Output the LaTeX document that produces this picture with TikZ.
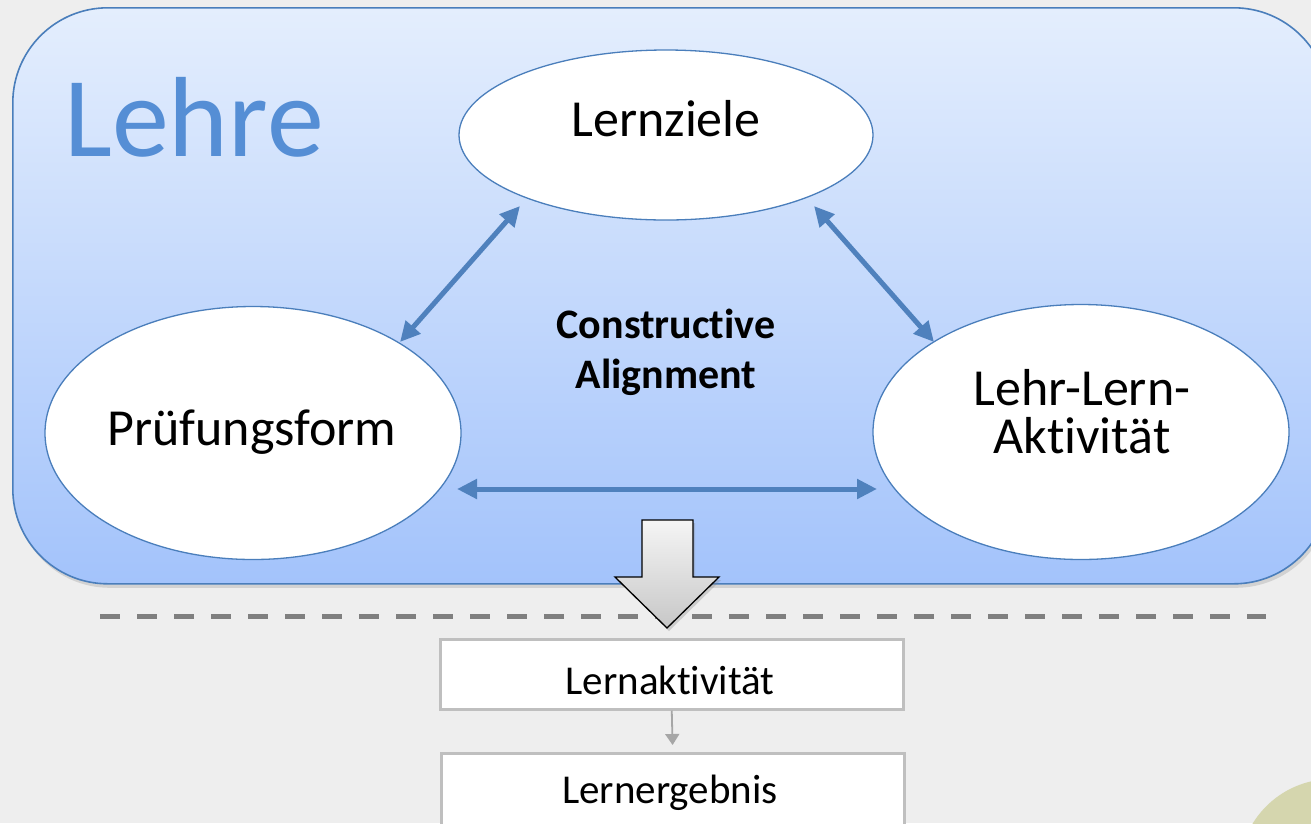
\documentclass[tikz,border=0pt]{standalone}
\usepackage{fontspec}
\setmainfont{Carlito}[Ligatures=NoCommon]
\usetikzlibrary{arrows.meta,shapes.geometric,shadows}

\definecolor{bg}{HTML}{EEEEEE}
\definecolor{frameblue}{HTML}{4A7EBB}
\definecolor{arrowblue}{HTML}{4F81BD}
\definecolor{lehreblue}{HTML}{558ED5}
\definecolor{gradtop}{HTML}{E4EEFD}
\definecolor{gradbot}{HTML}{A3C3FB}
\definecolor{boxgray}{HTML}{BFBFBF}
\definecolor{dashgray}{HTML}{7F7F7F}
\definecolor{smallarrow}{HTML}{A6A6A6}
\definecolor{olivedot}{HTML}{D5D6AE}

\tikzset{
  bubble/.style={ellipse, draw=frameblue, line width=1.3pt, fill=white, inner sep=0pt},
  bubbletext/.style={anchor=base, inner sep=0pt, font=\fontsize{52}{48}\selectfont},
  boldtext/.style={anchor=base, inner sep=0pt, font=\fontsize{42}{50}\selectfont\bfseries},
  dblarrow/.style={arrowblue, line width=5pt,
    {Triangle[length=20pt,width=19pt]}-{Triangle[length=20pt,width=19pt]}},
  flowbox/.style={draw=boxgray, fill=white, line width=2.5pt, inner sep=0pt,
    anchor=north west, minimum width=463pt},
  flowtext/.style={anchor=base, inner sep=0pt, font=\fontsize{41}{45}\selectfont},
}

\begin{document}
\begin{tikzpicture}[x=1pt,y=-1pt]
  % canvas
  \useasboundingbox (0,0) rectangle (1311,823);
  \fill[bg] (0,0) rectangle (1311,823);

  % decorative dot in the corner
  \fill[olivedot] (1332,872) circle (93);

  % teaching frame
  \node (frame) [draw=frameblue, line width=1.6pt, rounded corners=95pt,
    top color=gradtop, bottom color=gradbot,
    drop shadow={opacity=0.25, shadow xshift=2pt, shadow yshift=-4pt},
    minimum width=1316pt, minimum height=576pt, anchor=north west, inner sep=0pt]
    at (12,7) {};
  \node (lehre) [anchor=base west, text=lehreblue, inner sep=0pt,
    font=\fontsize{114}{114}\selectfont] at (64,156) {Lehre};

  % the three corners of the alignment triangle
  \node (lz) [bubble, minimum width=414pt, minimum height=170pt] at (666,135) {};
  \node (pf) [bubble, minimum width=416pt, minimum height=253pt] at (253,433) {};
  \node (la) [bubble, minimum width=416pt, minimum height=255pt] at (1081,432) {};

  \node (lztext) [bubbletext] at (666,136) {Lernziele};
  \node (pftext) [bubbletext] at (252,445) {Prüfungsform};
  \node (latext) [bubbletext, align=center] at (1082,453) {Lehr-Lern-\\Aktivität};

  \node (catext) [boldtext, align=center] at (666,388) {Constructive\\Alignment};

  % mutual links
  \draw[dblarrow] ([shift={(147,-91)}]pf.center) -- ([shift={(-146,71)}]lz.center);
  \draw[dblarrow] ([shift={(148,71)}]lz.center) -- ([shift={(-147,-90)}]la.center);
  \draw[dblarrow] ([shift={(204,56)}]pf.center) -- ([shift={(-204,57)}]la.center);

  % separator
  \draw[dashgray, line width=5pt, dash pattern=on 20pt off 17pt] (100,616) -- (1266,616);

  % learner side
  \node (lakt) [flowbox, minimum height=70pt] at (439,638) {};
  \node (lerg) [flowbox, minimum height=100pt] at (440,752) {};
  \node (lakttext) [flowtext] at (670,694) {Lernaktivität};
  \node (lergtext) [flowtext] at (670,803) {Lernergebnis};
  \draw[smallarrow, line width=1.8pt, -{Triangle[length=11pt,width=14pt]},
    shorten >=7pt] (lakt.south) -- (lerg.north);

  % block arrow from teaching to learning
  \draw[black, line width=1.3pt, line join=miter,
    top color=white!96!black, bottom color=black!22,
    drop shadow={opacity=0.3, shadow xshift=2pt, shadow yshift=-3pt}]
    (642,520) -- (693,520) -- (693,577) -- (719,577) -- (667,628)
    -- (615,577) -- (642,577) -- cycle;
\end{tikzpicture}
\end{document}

---

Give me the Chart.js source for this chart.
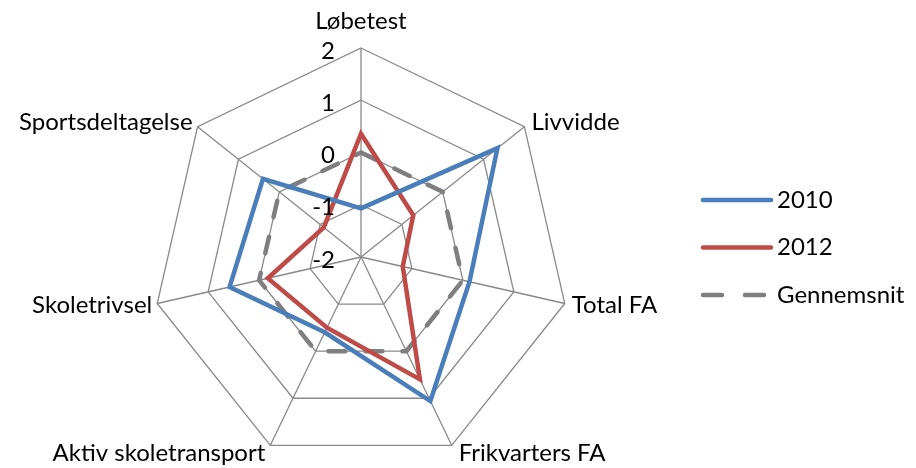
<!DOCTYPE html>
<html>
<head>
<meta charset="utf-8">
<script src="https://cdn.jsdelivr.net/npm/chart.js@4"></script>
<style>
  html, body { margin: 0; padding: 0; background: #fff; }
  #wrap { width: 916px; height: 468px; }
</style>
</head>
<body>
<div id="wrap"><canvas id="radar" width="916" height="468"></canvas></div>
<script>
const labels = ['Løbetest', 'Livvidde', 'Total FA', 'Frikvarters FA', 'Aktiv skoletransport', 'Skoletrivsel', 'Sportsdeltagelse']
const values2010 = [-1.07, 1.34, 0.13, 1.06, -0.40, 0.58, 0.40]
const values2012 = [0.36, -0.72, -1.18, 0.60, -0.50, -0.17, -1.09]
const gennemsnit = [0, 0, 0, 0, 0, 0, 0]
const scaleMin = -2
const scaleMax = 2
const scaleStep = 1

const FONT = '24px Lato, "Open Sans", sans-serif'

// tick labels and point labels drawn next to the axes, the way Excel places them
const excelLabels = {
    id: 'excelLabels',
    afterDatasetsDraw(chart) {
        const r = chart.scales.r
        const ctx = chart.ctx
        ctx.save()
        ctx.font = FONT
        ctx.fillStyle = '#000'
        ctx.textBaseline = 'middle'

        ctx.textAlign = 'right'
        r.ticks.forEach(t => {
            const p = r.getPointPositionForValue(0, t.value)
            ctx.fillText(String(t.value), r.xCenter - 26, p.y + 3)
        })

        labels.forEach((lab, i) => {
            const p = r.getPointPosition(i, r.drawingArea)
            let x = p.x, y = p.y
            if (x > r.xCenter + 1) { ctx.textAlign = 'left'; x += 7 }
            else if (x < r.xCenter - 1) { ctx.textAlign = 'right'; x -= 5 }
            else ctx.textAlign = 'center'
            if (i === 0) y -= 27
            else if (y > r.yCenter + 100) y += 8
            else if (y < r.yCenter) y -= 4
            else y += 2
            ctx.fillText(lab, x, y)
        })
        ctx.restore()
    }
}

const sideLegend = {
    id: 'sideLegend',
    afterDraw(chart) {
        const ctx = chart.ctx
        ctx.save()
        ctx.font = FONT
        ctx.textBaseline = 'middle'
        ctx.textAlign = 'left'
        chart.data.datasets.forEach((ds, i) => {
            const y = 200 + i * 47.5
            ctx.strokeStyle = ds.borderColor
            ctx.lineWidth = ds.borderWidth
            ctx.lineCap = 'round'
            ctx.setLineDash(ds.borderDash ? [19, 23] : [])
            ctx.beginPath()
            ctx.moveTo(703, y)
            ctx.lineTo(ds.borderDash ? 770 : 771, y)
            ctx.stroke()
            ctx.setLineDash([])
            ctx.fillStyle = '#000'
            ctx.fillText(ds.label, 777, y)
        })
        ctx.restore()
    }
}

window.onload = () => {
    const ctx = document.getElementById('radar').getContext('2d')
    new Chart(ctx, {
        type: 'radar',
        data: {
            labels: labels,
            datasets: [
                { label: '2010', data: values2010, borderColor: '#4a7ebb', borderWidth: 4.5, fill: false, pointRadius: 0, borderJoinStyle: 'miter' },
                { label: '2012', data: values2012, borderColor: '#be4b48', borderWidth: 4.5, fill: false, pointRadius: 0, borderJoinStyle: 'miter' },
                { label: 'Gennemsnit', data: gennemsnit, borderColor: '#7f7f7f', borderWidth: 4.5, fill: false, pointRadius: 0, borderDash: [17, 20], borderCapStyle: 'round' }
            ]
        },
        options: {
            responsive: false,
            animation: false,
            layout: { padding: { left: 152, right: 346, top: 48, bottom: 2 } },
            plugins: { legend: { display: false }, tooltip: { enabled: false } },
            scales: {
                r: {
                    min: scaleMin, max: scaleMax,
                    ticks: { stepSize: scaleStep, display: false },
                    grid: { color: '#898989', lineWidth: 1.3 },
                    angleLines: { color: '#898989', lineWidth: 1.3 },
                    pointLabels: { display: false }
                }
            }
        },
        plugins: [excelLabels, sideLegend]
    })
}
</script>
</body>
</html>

> [Aim of the exercise]
Write out, exactly and with nothing added, everything from the line with "Output the LaTeX" down to the line with "(1332,872) circle (93);", both included. Drop any pictures.

> [Correct answer]
Output the LaTeX document that produces this picture with TikZ.
\documentclass[tikz,border=0pt]{standalone}
\usepackage{fontspec}
\setmainfont{Carlito}[Ligatures=NoCommon]
\usetikzlibrary{arrows.meta,shapes.geometric,shadows}

\definecolor{bg}{HTML}{EEEEEE}
\definecolor{frameblue}{HTML}{4A7EBB}
\definecolor{arrowblue}{HTML}{4F81BD}
\definecolor{lehreblue}{HTML}{558ED5}
\definecolor{gradtop}{HTML}{E4EEFD}
\definecolor{gradbot}{HTML}{A3C3FB}
\definecolor{boxgray}{HTML}{BFBFBF}
\definecolor{dashgray}{HTML}{7F7F7F}
\definecolor{smallarrow}{HTML}{A6A6A6}
\definecolor{olivedot}{HTML}{D5D6AE}

\tikzset{
  bubble/.style={ellipse, draw=frameblue, line width=1.3pt, fill=white, inner sep=0pt},
  bubbletext/.style={anchor=base, inner sep=0pt, font=\fontsize{52}{48}\selectfont},
  boldtext/.style={anchor=base, inner sep=0pt, font=\fontsize{42}{50}\selectfont\bfseries},
  dblarrow/.style={arrowblue, line width=5pt,
    {Triangle[length=20pt,width=19pt]}-{Triangle[length=20pt,width=19pt]}},
  flowbox/.style={draw=boxgray, fill=white, line width=2.5pt, inner sep=0pt,
    anchor=north west, minimum width=463pt},
  flowtext/.style={anchor=base, inner sep=0pt, font=\fontsize{41}{45}\selectfont},
}

\begin{document}
\begin{tikzpicture}[x=1pt,y=-1pt]
  % canvas
  \useasboundingbox (0,0) rectangle (1311,823);
  \fill[bg] (0,0) rectangle (1311,823);

  % decorative dot in the corner
  \fill[olivedot] (1332,872) circle (93);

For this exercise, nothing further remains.